> **Exercise prompt**
Your task is to reproduce, verbatim and without pictures, the lines from the opening of the listing through the line containing "var chargeY = [0, 4];".

> **Provided material**
--

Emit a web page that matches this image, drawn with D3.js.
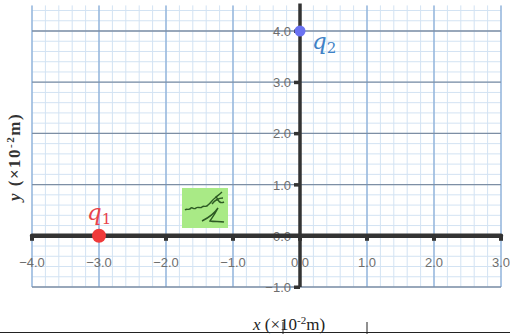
<!DOCTYPE html>
<html>
<head>
<meta charset="utf-8">
<script src="https://cdn.jsdelivr.net/npm/d3@7"></script>
<style>
  body { margin: 0; background: #fff; }
  svg { display: block; }
</style>
</head>
<body>
<div id="chart"></div>
<script>
// axis values (x10^-2 m)
var xTicks = [-4, -3, -2, -1, 0, 1, 2, 3];
var yTicks = [-1, 0, 1, 2, 3, 4];
// point charges
var chargeNames = ['1', '2'];
var chargeX = [-3, 0];
var chargeY = [0, 4];

var W = 510, H = 334;
var x = d3.scaleLinear().domain([-4, 3]).range([32, 501]);
var y = d3.scaleLinear().domain([-1, 4]).range([287, 31]);
var yTop = 4.5;

var svg = d3.select('#chart').append('svg')
    .attr('width', W)
    .attr('height', H);

// grid - minor lines every 0.2
var minorX = d3.range(-4, 3.001, 0.2);
var minorY = d3.range(-1, yTop + 0.001, 0.2);
var grid = svg.append('g').attr('class', 'grid');

grid.selectAll('.mx').data(minorX).enter().append('line')
    .attr('x1', function (d) { return x(d); })
    .attr('x2', function (d) { return x(d); })
    .attr('y1', y(yTop)).attr('y2', y(-1))
    .attr('stroke', '#d3e3f3').attr('stroke-width', 1);

grid.selectAll('.my').data(minorY).enter().append('line')
    .attr('y1', function (d) { return y(d); })
    .attr('y2', function (d) { return y(d); })
    .attr('x1', x(-4)).attr('x2', x(3))
    .attr('stroke', '#d3e3f3').attr('stroke-width', 1);

// major lines
grid.selectAll('.Mx').data(xTicks).enter().append('line')
    .attr('x1', function (d) { return x(d); })
    .attr('x2', function (d) { return x(d); })
    .attr('y1', y(yTop)).attr('y2', y(-1))
    .attr('stroke', '#84aad6').attr('stroke-width', 1.2);

grid.selectAll('.My').data(yTicks).enter().append('line')
    .attr('y1', function (d) { return y(d); })
    .attr('y2', function (d) { return y(d); })
    .attr('x1', x(-4)).attr('x2', x(3))
    .attr('stroke', '#7d8ea4').attr('stroke-width', 1.3);

// signature box
var sig = svg.append('g').attr('transform', 'translate(182,188)');
sig.append('rect').attr('width', 46).attr('height', 40).attr('fill', '#a9ea86');
sig.append('path')
    .attr('d', 'M3,22 C5,20 7,23 9,20 C11,19 12,22 14,20 C16,18 18,21 20,19 C22,17 24,20 26,17 C29,15 30,12 33,10 C35,8 37,7 40,4 M30,16 C33,12 36,10 41,10 M34,8 C36,13 38,16 42,14 M20,33 C26,30 32,26 36,20 C33,26 30,30 28,33 C32,34 38,33 42,34')
    .attr('fill', 'none').attr('stroke', '#2d5a24').attr('stroke-width', 1.4);

var fmt = d3.format('.1f');
var labelFont = '"Liberation Sans", Arial, sans-serif';

// tick labels
svg.append('g').selectAll('text').data(xTicks).enter().append('text')
    .attr('x', function (d) { return x(d); })
    .attr('y', y(0) + 31)
    .attr('text-anchor', 'middle')
    .attr('font-family', labelFont)
    .attr('font-size', 13)
    .attr('fill', '#6e6e6e')
    .text(fmt);

svg.append('g').selectAll('text').data(yTicks).enter().append('text')
    .attr('x', x(0) - 9)
    .attr('y', function (d) { return y(d) + 5; })
    .attr('text-anchor', 'end')
    .attr('font-family', labelFont)
    .attr('font-size', 13)
    .attr('fill', '#6e6e6e')
    .text(fmt);

// axes
var axisColor = '#333';
svg.append('line')
    .attr('x1', x(-4)).attr('x2', x(3))
    .attr('y1', y(0)).attr('y2', y(0))
    .attr('stroke', axisColor).attr('stroke-width', 4.5)
    .attr('stroke-linecap', 'round');

svg.append('line')
    .attr('x1', x(0)).attr('x2', x(0))
    .attr('y1', y(-1)).attr('y2', y(yTop) - 2)
    .attr('stroke', axisColor).attr('stroke-width', 3.5);

svg.append('g').selectAll('rect').data(xTicks).enter().append('rect')
    .attr('x', function (d) { return x(d) - 2; })
    .attr('y', y(0))
    .attr('width', 4).attr('height', 5)
    .attr('fill', axisColor);

svg.append('g').selectAll('rect').data(yTicks).enter().append('rect')
    .attr('x', x(0) - 6)
    .attr('y', function (d) { return y(d) - 1.5; })
    .attr('width', 6).attr('height', 3.5)
    .attr('fill', axisColor);

// axis titles
svg.append('text')
    .attr('transform', 'translate(20,157) rotate(-90)')
    .attr('text-anchor', 'middle')
    .attr('font-family', '"Liberation Serif", "Times New Roman", serif')
    .attr('font-size', 17)
    .attr('font-weight', 'bold')
    .attr('letter-spacing', 1.5)
    .attr('fill', '#333')
    .html('<tspan font-style="italic">y</tspan> (×10<tspan baseline-shift="super" font-size="11">-2</tspan>m)');

svg.append('text')
    .attr('x', 289)
    .attr('y', 330)
    .attr('text-anchor', 'middle')
    .attr('font-family', '"Liberation Serif", "Times New Roman", serif')
    .attr('font-size', 17)
    .attr('fill', '#222')
    .html('<tspan font-style="italic">x</tspan> (×10<tspan baseline-shift="super" font-size="11">-2</tspan>m)');

// table line at bottom
svg.append('line')
    .attr('x1', 0).attr('x2', W).attr('y1', 332.5).attr('y2', 332.5)
    .attr('stroke', '#222').attr('stroke-width', 1);
svg.selectAll('.tv').data([283, 367]).enter().append('line')
    .attr('x1', function (d) { return d; }).attr('x2', function (d) { return d; })
    .attr('y1', 322).attr('y2', 334)
    .attr('stroke', '#222').attr('stroke-width', 1);

// charges
var pointColors = ['#f03a3a', '#6a72f2'];
var textColors = ['#e8434b', '#3f82c6'];
var radii = [7, 5.5];
var labelDx = [-12, 12];
var labelDy = [-16, 18];

var charges = svg.append('g').selectAll('g')
    .data(chargeNames).enter().append('g');

charges.append('circle')
    .attr('cx', function (d, i) { return x(chargeX[i]); })
    .attr('cy', function (d, i) { return y(chargeY[i]); })
    .attr('r', function (d, i) { return radii[i]; })
    .attr('fill', function (d, i) { return pointColors[i]; });

var qt = charges.append('text')
    .attr('x', function (d, i) { return x(chargeX[i]) + labelDx[i]; })
    .attr('y', function (d, i) { return y(chargeY[i]) + labelDy[i]; })
    .attr('font-family', '"DejaVu Serif", "Liberation Serif", serif')
    .attr('font-size', 23)
    .attr('fill', function (d, i) { return textColors[i]; });
qt.append('tspan').attr('font-style', 'italic').text('q');
qt.append('tspan').attr('font-size', 15).attr('dy', 4).text(function (d) { return d; });
</script>
</body>
</html>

--

> **Solution to the exercise**
Emit a web page that matches this image, drawn with D3.js.
<!DOCTYPE html>
<html>
<head>
<meta charset="utf-8">
<script src="https://cdn.jsdelivr.net/npm/d3@7"></script>
<style>
  body { margin: 0; background: #fff; }
  svg { display: block; }
</style>
</head>
<body>
<div id="chart"></div>
<script>
// axis values (x10^-2 m)
var xTicks = [-4, -3, -2, -1, 0, 1, 2, 3];
var yTicks = [-1, 0, 1, 2, 3, 4];
// point charges
var chargeNames = ['1', '2'];
var chargeX = [-3, 0];
var chargeY = [0, 4];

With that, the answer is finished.